The Beyond Ready CQ assessment measures four dimensions:

  • CQ Drive (Motivational CQ) is a person’s level of interest, persistence, and confidence during multicultural interactions. 
  • CQ Knowledge (Cognitive CQ) is a person’s understanding about how cultures are similar and different.
  • CQ Strategy (Metacognitive CQ) is a person's awareness and ability to plan for multicultural interactions.
  • CQ Action (Behavioral CQ) is a person’s ability to adapt when relating and working in multicultural contexts.

The program takes place in conjunction with the First-Year Integrated Core that all new Farmer School students complete.

  • All first-year students began the year with a CQ assessment and learning program in BUS 106, where they developed their personal plan to develop their CQ while at Miami. To aid in their planning, students were introduced to Miami University minors, thematic sequences and student organizations that would enhance their Cultural Intelligence. 
  • This was followed by a diversity module in BUS 101 where they learned about the business case for diversity and inclusion, gained an understanding of the role of implicit bias, cognitive diversity, and whole-brain thinking in critical thinking and collaboration, and considered the importance of psychological safety and inclusivity to effective collaboration. 
  • All BUS 101 students also tackled the BUS 101 Diversity, Equity & Inclusion Business Case as they developed solutions to a number of diversity-related challenges in the business world. 
  • As the semester came to an end, all students in BUS 101 took a CQ reassessment to discover how their CQ had grown as a result of the semester’s activities. 

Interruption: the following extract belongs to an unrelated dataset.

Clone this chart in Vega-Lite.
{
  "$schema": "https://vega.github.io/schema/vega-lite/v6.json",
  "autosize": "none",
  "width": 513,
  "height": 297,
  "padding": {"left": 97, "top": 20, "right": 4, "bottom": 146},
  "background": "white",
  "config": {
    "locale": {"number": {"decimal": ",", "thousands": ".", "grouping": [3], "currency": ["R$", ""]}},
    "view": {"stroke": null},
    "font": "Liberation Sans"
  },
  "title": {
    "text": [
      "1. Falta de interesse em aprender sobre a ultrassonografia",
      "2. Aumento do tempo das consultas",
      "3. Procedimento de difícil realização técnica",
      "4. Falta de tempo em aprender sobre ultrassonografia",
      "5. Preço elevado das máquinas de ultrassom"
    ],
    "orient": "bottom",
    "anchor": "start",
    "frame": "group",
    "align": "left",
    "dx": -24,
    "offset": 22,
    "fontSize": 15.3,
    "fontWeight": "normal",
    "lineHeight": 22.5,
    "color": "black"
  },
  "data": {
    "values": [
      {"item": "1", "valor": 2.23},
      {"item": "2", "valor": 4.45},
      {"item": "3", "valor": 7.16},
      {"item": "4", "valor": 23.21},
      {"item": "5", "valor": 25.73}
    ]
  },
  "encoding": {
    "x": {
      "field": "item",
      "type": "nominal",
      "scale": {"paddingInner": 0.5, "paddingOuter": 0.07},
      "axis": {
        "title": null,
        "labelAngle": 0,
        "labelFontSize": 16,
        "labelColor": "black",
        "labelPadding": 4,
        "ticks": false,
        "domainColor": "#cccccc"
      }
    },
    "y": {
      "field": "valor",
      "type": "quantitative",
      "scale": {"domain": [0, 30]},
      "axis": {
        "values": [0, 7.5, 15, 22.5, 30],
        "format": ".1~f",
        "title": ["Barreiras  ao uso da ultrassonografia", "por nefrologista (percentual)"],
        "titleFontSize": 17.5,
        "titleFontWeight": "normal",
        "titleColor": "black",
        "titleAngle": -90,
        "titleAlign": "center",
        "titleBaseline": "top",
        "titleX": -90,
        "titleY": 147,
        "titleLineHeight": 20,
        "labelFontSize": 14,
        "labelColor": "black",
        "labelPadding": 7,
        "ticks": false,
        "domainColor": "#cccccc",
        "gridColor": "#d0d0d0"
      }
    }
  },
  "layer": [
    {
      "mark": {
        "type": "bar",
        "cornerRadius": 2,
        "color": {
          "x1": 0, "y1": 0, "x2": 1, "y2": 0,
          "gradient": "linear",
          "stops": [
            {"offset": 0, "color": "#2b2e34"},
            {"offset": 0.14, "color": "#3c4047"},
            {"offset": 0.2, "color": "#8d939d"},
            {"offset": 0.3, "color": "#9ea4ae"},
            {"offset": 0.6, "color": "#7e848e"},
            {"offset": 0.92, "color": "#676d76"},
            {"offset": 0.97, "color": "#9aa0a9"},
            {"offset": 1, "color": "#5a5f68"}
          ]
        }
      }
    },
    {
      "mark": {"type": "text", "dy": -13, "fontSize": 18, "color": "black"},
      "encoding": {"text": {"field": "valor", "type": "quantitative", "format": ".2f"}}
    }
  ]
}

“On aggregate, our students showed growth across all four CQ dimensions with significant growth in the CQ Knowledge (20%), CQ Strategy (15%), and CQ Action (29%). The 29% growth in CQ Action is particularly striking as our students were assessed to score lower than average on that dimension initially,” Oakenfull noted. CQ Drive growth was 7%.

“Expanding our knowledge about cultural diversity is something that is so crucial, especially with the times we live in now. The journey I've started to expand my cultural intelligence is very new, but it's something I'm very passionate about,” Robinson said. “Beyond Ready CQ helped equip me with necessary skills and tools that I never knew I needed, and that I will now have forever.”

“In multiple courses I learned about the value of diversity and inclusion, and perspective. The core threw me into a group with five other students I had never met before, and knew nothing about. Being a part of this group during the Client Challenge was eye-opening and showed me that people from all different backgrounds can come together to create truly amazing ideas,” Nasr noted. “The core was a hands on experience that taught me the values of teamwork and perspectives, which when combined, helped further develop my cultural intelligence in many aspects such as communication, understanding, and my own emotional intelligence and awareness.”

PDC Brands CEO Alex Tosolini worked closely with Oakenfull as she was developing the program. He said that while there aren’t enough data points yet to say that the program is a certain success, the results so far are encouraging.

“It is so nice, after so many weeks and months to put this together, to see the course in action. I know Miami is leading the way in being able to execute something that has been studied for so long and put together so well,” he remarked. “I like the nature of how broad it is and there's no doubt that this is a set of skills, a set of over-time experiences that are going to make the business people, the business students, and frankly, most people more ready to tackle the challenges out there.”

All Farmer School students will have the opportunity to re-assess their CQ prior to going on the job market so that they can provide potential employers with evidence of their cultural intelligence and growth, Oakenfull said.